Tuesday, March 01, 2005

International aid: "Millstone or Milestone"

Oxfam International and Action Aid International have a new brief out just in time for a March 2nd OECD High Level Forum in Paris, where the world's richest countries will meet to discuss how aid might help one billion people living in party.

I suppose I should have something more acutely analytical to say about this, but I'm just going to agree with most of what they have to say:

Two years ago in Rome, these same countries made a series of commitments to reform the aid system, and transform it into an effective instrument of change. But instead of celebrating progress, they will be confronted by the results of two years of inaction. This is a sorry tale of muddle and hypocrisy, dithering and stalling, with the world’s poor cast unwittingly in the role of fall guy.
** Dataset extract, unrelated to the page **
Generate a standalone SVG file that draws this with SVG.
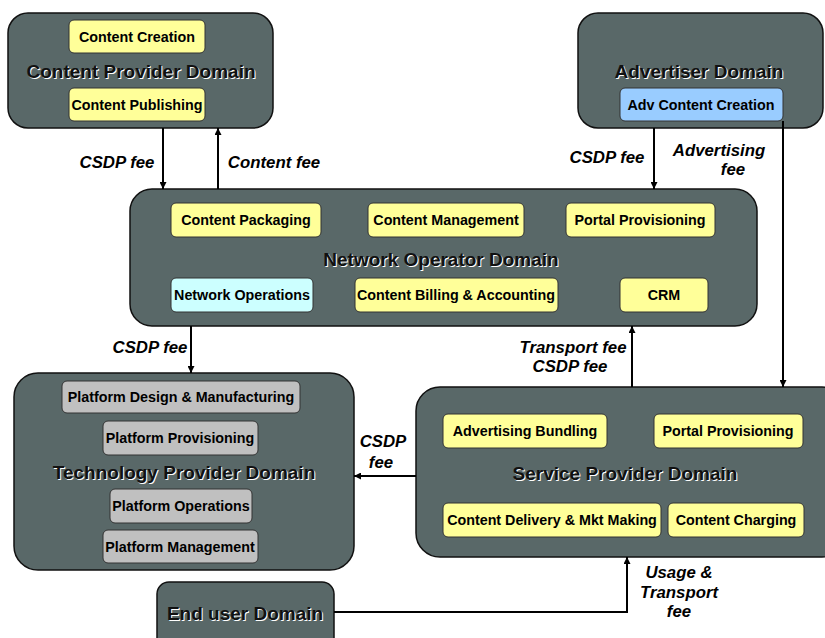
<svg xmlns="http://www.w3.org/2000/svg" width="825" height="638" viewBox="0 0 825 638">
<defs>
<marker id="ah" viewBox="0 0 10 10" refX="10" refY="5" markerWidth="7" markerHeight="7" markerUnits="userSpaceOnUse" orient="auto">
<path d="M0,0 L10,5 L0,10 z" fill="#000"/>
</marker>
<style>
.dom{fill:#596868;stroke:#111;stroke-width:1.5}
.box{stroke:#333;stroke-width:1}
.y{fill:#ffff99}
.b{fill:#99ccff}
.c{fill:#ccffff}
.g{fill:#c0c0c0}
.bt{font-family:"Liberation Sans",Arial,sans-serif;font-weight:bold;font-size:14.3px;fill:#000;text-anchor:middle}
.tt{font-family:"Liberation Sans",Arial,sans-serif;font-weight:bold;font-size:19px;text-anchor:middle}
.ts{fill:#fff}
.tf{fill:#111}
.lb{font-family:"Liberation Sans",Arial,sans-serif;font-weight:bold;font-style:italic;font-size:16.8px;fill:#000;text-anchor:middle}
.cn{fill:none;stroke:#000;stroke-width:2}
</style>
</defs>
<rect width="825" height="638" fill="#fff"/>

<g id="content-provider">
<rect class="dom" x="8" y="13" width="265" height="115" rx="20"/>
<rect class="box y" x="69" y="20" width="136" height="33" rx="5"/>
<text class="bt" x="137" y="42">Content Creation</text>
<text class="tt ts" x="142" y="79">Content Provider Domain</text>
<text class="tt tf" x="141" y="78">Content Provider Domain</text>
<rect class="box y" x="69" y="88" width="136" height="33" rx="5"/>
<text class="bt" x="137" y="110">Content Publishing</text>
</g>

<g id="advertiser">
<rect class="dom" x="578" y="13" width="245" height="115" rx="20"/>
<text class="tt ts" x="700" y="79">Advertiser Domain</text>
<text class="tt tf" x="699" y="78">Advertiser Domain</text>
<rect class="box b" x="620" y="88" width="163" height="33" rx="5"/>
<text class="bt" x="701" y="110">Adv Content Creation</text>
</g>

<g id="network-operator">
<rect class="dom" x="130" y="189" width="627" height="137" rx="22"/>
<rect class="box y" x="171" y="203" width="150" height="34" rx="5"/>
<text class="bt" x="246" y="225">Content Packaging</text>
<rect class="box y" x="368" y="203" width="156" height="34" rx="5"/>
<text class="bt" x="446" y="225">Content Management</text>
<rect class="box y" x="566" y="203" width="149" height="34" rx="5"/>
<text class="bt" x="640" y="225">Portal Provisioning</text>
<text class="tt ts" x="442" y="267">Network Operator Domain</text>
<text class="tt tf" x="441" y="266">Network Operator Domain</text>
<rect class="box c" x="171" y="278" width="142" height="34" rx="5"/>
<text class="bt" x="242" y="300">Network Operations</text>
<rect class="box y" x="355" y="278" width="203" height="34" rx="5"/>
<text class="bt" x="456" y="300">Content Billing &amp; Accounting</text>
<rect class="box y" x="620" y="278" width="88" height="34" rx="5"/>
<text class="bt" x="664" y="300">CRM</text>
</g>

<g id="technology-provider">
<rect class="dom" x="14" y="373" width="340" height="197" rx="24"/>
<rect class="box g" x="62" y="381" width="238" height="32" rx="5"/>
<text class="bt" x="181" y="402">Platform Design &amp; Manufacturing</text>
<rect class="box g" x="103" y="421" width="155" height="34" rx="5"/>
<text class="bt" x="180" y="443">Platform Provisioning</text>
<text class="tt ts" x="185" y="480">Technology Provider Domain</text>
<text class="tt tf" x="184" y="479">Technology Provider Domain</text>
<rect class="box g" x="110" y="489" width="142" height="34" rx="5"/>
<text class="bt" x="181" y="511">Platform Operations</text>
<rect class="box g" x="103" y="530" width="155" height="33" rx="5"/>
<text class="bt" x="180" y="552">Platform Management</text>
</g>

<g id="service-provider">
<rect class="dom" x="416" y="387" width="430" height="170" rx="24"/>
<rect class="box y" x="443" y="414" width="164" height="34" rx="5"/>
<text class="bt" x="525" y="436">Advertising Bundling</text>
<rect class="box y" x="654" y="414" width="149" height="34" rx="5"/>
<text class="bt" x="728" y="436">Portal Provisioning</text>
<text class="tt ts" x="626" y="481">Service Provider Domain</text>
<text class="tt tf" x="625" y="480">Service Provider Domain</text>
<rect class="box y" x="443" y="503" width="218" height="34" rx="5"/>
<text class="bt" x="552" y="525">Content Delivery &amp; Mkt Making</text>
<rect class="box y" x="668" y="503" width="136" height="34" rx="5"/>
<text class="bt" x="736" y="525">Content Charging</text>
</g>

<g id="end-user">
<rect class="dom" x="157" y="582" width="177" height="80" rx="12"/>
<text class="tt ts" x="246" y="621">End user Domain</text>
<text class="tt tf" x="245" y="620">End user Domain</text>
</g>

<g id="connectors">
<line class="cn" x1="163" y1="128" x2="163" y2="189" marker-end="url(#ah)"/>
<line class="cn" x1="218" y1="189" x2="218" y2="128" marker-end="url(#ah)"/>
<line class="cn" x1="654" y1="128" x2="654" y2="189" marker-end="url(#ah)"/>
<line class="cn" x1="783" y1="121" x2="783" y2="387" marker-end="url(#ah)"/>
<line class="cn" x1="191" y1="326" x2="191" y2="373" marker-end="url(#ah)"/>
<line class="cn" x1="632" y1="387" x2="632" y2="326" marker-end="url(#ah)"/>
<line class="cn" x1="416" y1="476" x2="354" y2="476" marker-end="url(#ah)"/>
<polyline class="cn" points="334,612 627,612 627,557" marker-end="url(#ah)"/>
<text class="lb" x="117" y="168">CSDP fee</text>
<text class="lb" x="274" y="168">Content fee</text>
<text class="lb" x="607" y="163">CSDP fee</text>
<text class="lb" x="719" y="156">Advertising</text>
<text class="lb" x="733" y="175">fee</text>
<text class="lb" x="150" y="353">CSDP fee</text>
<text class="lb" x="573" y="353">Transport fee</text>
<text class="lb" x="570" y="372">CSDP fee</text>
<text class="lb" x="383" y="447">CSDP</text>
<text class="lb" x="381" y="468">fee</text>
<text class="lb" x="679" y="578">Usage &amp;</text>
<text class="lb" x="679" y="598">Transport</text>
<text class="lb" x="679" y="617">fee</text>
</g>
</svg>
For example:

• Less than half of aid gets spent in the poorest countries, and only 10% gets spent on basic services that are critical to achieving the Millennium Development Goals
• 40% of aid continues to be tied to overpriced goods and services from the donors’ own countries
• 80 official agencies are responsible for 35,000 aid transactions a year that are imposing a massive administrative burden on some of the poorest countries.
• Aid conditions continue to impose donor blueprints, such as trade liberalisation and privatisation of essential services, with often devastating results for poor people

The lack of progress since Rome raises fundamental questions about the commitment of rich countries to the 2015 Millennium Development Goals. Without aid reform, these goals will not be met, and the ambitions of major donor countries to use 2005 as a turning point in international development will be jeopardised. Yet the script can read differently. In Paris, the donor agencies have the opportunity to make the OECD-DAC High Level Forum a milestone in international efforts to eradicate poverty, rather than a millstone for the world’s poor. To make aid an instrument of deep and lasting change, donors must agree to do some simple things to improve its efficiency and accountability.